Hrafnkell has a great post On Sacrifice: It is not about doctrine and dogma or about holy writings. It is about giving the Gods their just due, just as we give our parents their just due… we need to get back to a simpler religion ourselves, and we need to push aside this need for doctrine, this devotion to sacred writings, which only get in the way of a proper appreciation for who we are and where we are in the greater scheme of things. (γνῶθι σεαυτόν, baby!)
Sara Sutterfield Winn speaks on embodied spirituality, one of my favorite topics: But the need to be involved in religion at the visceral, physical level cannot ever be ignored. Sweat-faith. To create is to share life, to suffuse your spiritual world with your own blood and tears and muscles… This is the forge in which you are bound to the Mama.
Ule ponders relationship with the Earth Mother: Pagan religions are not lost as long as you bear all these things in mind- the essence of the wisdom of the Pagan world is found right here, in the ability to go outside and experience the sacredness of things. If you can do that, understanding the nature of the Goddess that you are directly touching, you are building a bridge between yourself and the past, which allows for many blessings to flood through.
And, finally, Sannion and the folks at Neos Alexandria have unveiled their new website.
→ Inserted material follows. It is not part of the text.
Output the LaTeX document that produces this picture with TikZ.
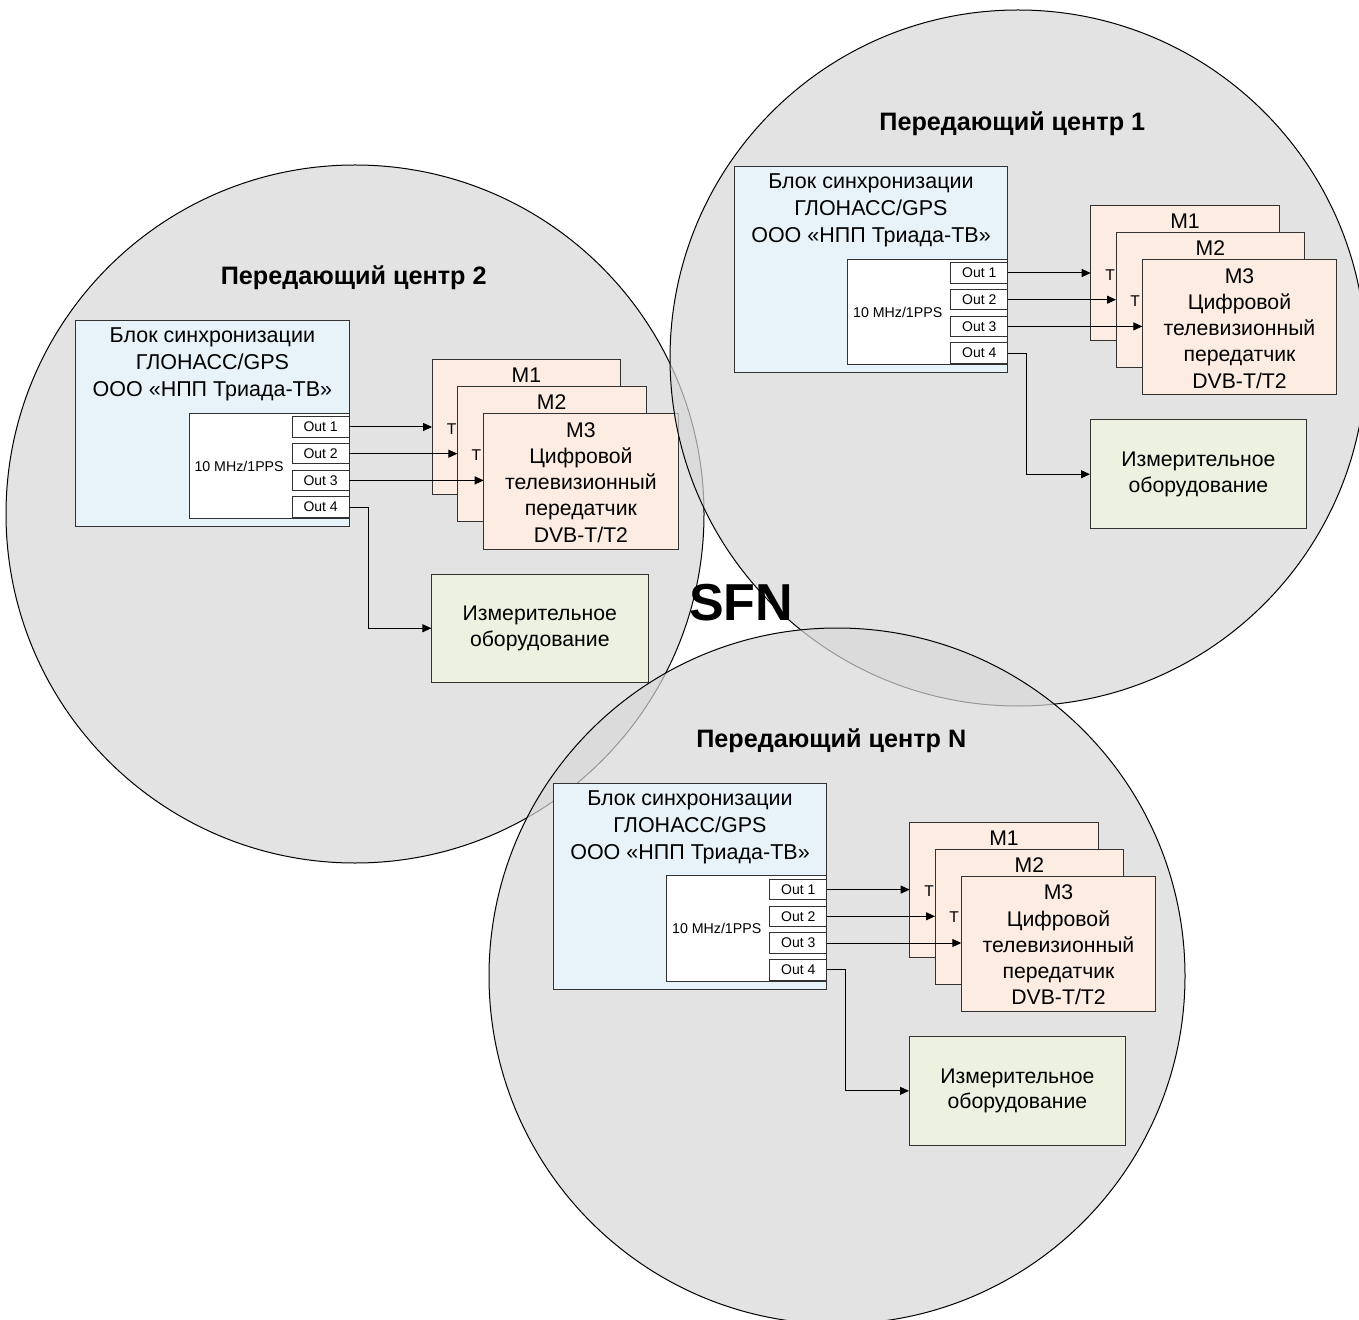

Check it out! From the site: To us, Alexandria never fell. The light of the Pharos burns just as brightly today as it did twenty-three centuries ago. We can still hear the chants of the priests in their temples, feel the brittle scrolls from the Library beneath our fingers, smell the salt sea of the Mediterranean as it washes against the shore, and dream of a world united by the bonds of universal brotherhood regardless of race, nationality, gender, political ideology, or religious creed. The foundations of the eternal city have been set in our hearts, and thus we are all citizens of the New Alexandria.